I begin my list with an easy one, a film of legendary badness.  Quoting Scarlett Johanssen in 2001's cult film "Ghost World," this film is "so bad it's gone past good and back to bad again."  I've met a lot of people who are fond of this famous, confusing, wacky mélange of no-budget 50s science fiction and horror (including this author), I've never met anyone who tried to defend it as being a "good" movie (there is, however, a great review by cult film historian Danny Peary who makes an effective case that the film a logical and well-thought-out treatise on ecological conservativism...go figure!).  Of course, Tim Burton's 1994 biography film on the life of legendary bad filmmaker and eccentric "Ed Wood" did the ultimate in surrealism, celebrating bad film to the point of making a GOOD film about the subject, making a terrible filmmaker a hero and legend!

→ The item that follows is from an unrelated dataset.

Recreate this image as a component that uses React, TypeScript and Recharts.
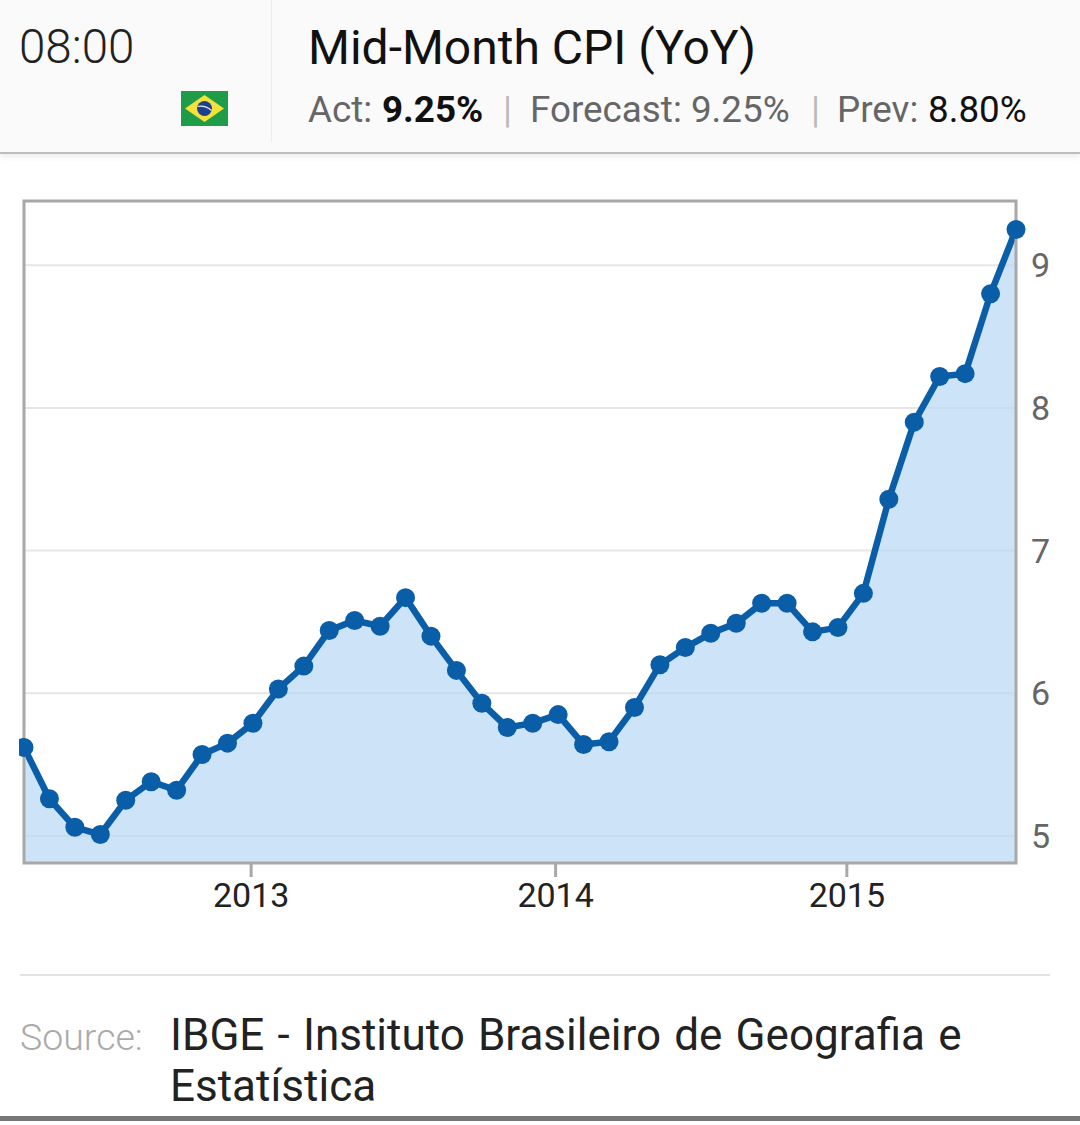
import React from "react";
import { AreaChart, Area, XAxis, YAxis, CartesianGrid, ReferenceArea } from "recharts";

const months = [
  "2012-04","2012-05","2012-06","2012-07","2012-08","2012-09","2012-10","2012-11","2012-12",
  "2013-01","2013-02","2013-03","2013-04","2013-05","2013-06","2013-07","2013-08","2013-09","2013-10","2013-11","2013-12",
  "2014-01","2014-02","2014-03","2014-04","2014-05","2014-06","2014-07","2014-08","2014-09","2014-10","2014-11","2014-12",
  "2015-01","2015-02","2015-03","2015-04","2015-05","2015-06","2015-07",
];
const cpi = [
  5.62,5.26,5.06,5.01,5.25,5.38,5.32,5.57,5.65,
  5.79,6.03,6.19,6.44,6.51,6.47,6.67,6.40,6.16,5.93,5.76,5.79,
  5.85,5.64,5.66,5.90,6.20,6.32,6.42,6.49,6.63,6.63,6.43,6.46,
  6.70,7.36,7.90,8.22,8.24,8.80,9.25,
];
const yTicks = [5, 6, 7, 8, 9];
const xTickPositions = [8.93, 20.9, 32.35];
const xTickLabels = ["2013", "2014", "2015"];
const yDomain = [4.81, 9.45];

const timeText = "08:00";
const titleText = "Mid-Month CPI (YoY)";
const sourceLabel = "Source:";
const sourceLines = ["IBGE - Instituto Brasileiro de Geografia e", "Estatística"];

const data = months.map((m, i) => ({ i, month: m, value: cpi[i] }));
const font = "Roboto, sans-serif";

const T = ({ x, y, size, color, weight, children, wordSpacing }: any) => (
  <span style={{ position: "absolute", left: x, top: y, fontSize: size, lineHeight: `${size}px`, color, fontWeight: weight ?? 400, fontFamily: font, whiteSpace: "nowrap", wordSpacing: wordSpacing ?? 0 }}>
    {children}
  </span>
);

const Flag = () => (
  <svg style={{ position: "absolute", left: 181, top: 91 }} width={47} height={35} viewBox="0 0 47 35">
    <rect width={47} height={35} fill="#1f9c48" />
    <polygon points="23.5,4 43,17.5 23.5,31 4,17.5" fill="#f4e23a" />
    <circle cx={23.5} cy={17.5} r={7.5} fill="#1c3f8f" />
    <path d="M16.5 15.5 Q24 14 30.5 19.5" stroke="#e8eef5" strokeWidth={1.2} fill="none" />
  </svg>
);

export default function App() {
  return (
    <div style={{ position: "absolute", left: 0, top: 0, width: 1080, height: 1125, background: "#fff", overflow: "hidden" }}>
      <div style={{ position: "absolute", left: 0, top: 0, width: 1080, height: 152, background: "#fafafa", borderBottom: "2px solid #bdbdbd", boxShadow: "0 3px 6px rgba(0,0,0,0.08)" }} />
      <div style={{ position: "absolute", left: 271, top: 0, width: 1, height: 142, background: "#ececec" }} />
      <T x={19} y={24} size={47.5} color="#222" weight={300}>{timeText}</T>
      <Flag />
      <T x={308} y={24} size={48} color="#111">{titleText}</T>
      <T x={308} y={92} size={36.8} color="#666">Act: </T>
      <T x={382} y={92} size={36.8} color="#111" weight={700}>9.25%</T>
      <T x={503} y={92} size={36.8} color="#bbb">|</T>
      <T x={530} y={92} size={36.8} color="#666">Forecast: 9.25%</T>
      <T x={811} y={92} size={36.8} color="#bbb">|</T>
      <T x={837} y={92} size={36.8} color="#666">Prev: </T>
      <T x={928} y={92} size={36.8} color="#111">8.80%</T>

      <div style={{ position: "absolute", left: 19, top: 0 }}>
        <AreaChart width={1061} height={1000} data={data} margin={{ top: 201, left: 5, right: 0, bottom: 77 }}>
          <CartesianGrid horizontal vertical={false} stroke="#e6e6e6" strokeWidth={2} />
          <XAxis
            dataKey="i"
            type="number"
            domain={[0, 39]}
            ticks={xTickPositions}
            tickFormatter={(v: number) => xTickLabels[xTickPositions.indexOf(v)]}
            interval={0}
            axisLine={false}
            tickLine={{ stroke: "#a8a8a8", strokeWidth: 3 }}
            tickSize={14}
            tick={{ fill: "#222", fontSize: 34, fontFamily: font }}
            tickMargin={6}
            height={60}
          />
          <YAxis
            orientation="right"
            type="number"
            domain={yDomain}
            ticks={yTicks}
            allowDataOverflow
            axisLine={false}
            tickLine={false}
            tick={{ fill: "#666", fontSize: 34, fontFamily: font }}
            tickMargin={9}
            width={64}
          />
          <Area
            dataKey="value"
            type="linear"
            stroke="#0a5ea8"
            strokeWidth={6.5}
            fill="#b6d7f5"
            fillOpacity={0.7}
            baseValue={yDomain[0]}
            dot={{ r: 9.5, fill: "#0a5ea8", stroke: "#0a5ea8", strokeWidth: 0, fillOpacity: 1 }}
            isAnimationActive={false}
          />
          <ReferenceArea x1={0} x2={39} y1={yDomain[0]} y2={yDomain[1]} fill="none" stroke="#a8a8a8" strokeWidth={3} />
        </AreaChart>
      </div>

      <div style={{ position: "absolute", left: 20, top: 974, width: 1030, height: 2, background: "#e2e2e2" }} />
      <T x={20} y={1019} size={37.5} color="#aaa" weight={300}>{sourceLabel}</T>
      <T x={170} y={1013} size={44} color="#222" wordSpacing={2.3}>{sourceLines[0]}</T>
      <T x={170} y={1064} size={44} color="#222">{sourceLines[1]}</T>
      <div style={{ position: "absolute", left: 0, top: 1116, width: 1080, height: 5, background: "#777" }} />
    </div>
  );
}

But that's not the point I'm making point is simple:  "Plan 9 From Outer Space" is a truly stupid movie!  There's something almost joyful about how resoundingly amateurish, ill-conceived and poorly executed it is as it details the story of grave robbers from outer space who have some mission in mind to save the people of earth from themselves...all with nothing more than the aid of a resurrected "Vampira," Tor Johnson and a Bela Lugosi stand-in (don't ask!) stumbling around a tacky graveyard set with cardboard grave stones.  The film contains some of the most wonderful unintentionally funny dialog ever written ("But one thing's sure. Inspector Clay is dead, murdered, and somebody's responsible").   The "acting" is all played straight as can be, the mind-numbingly bad dialog is delivered with utter sincerity by the talentless cast of (mostly) amateurs and the film is shot something like a grade school know friends and family would be thrilled but anyone outside the immediate circle would shudder. 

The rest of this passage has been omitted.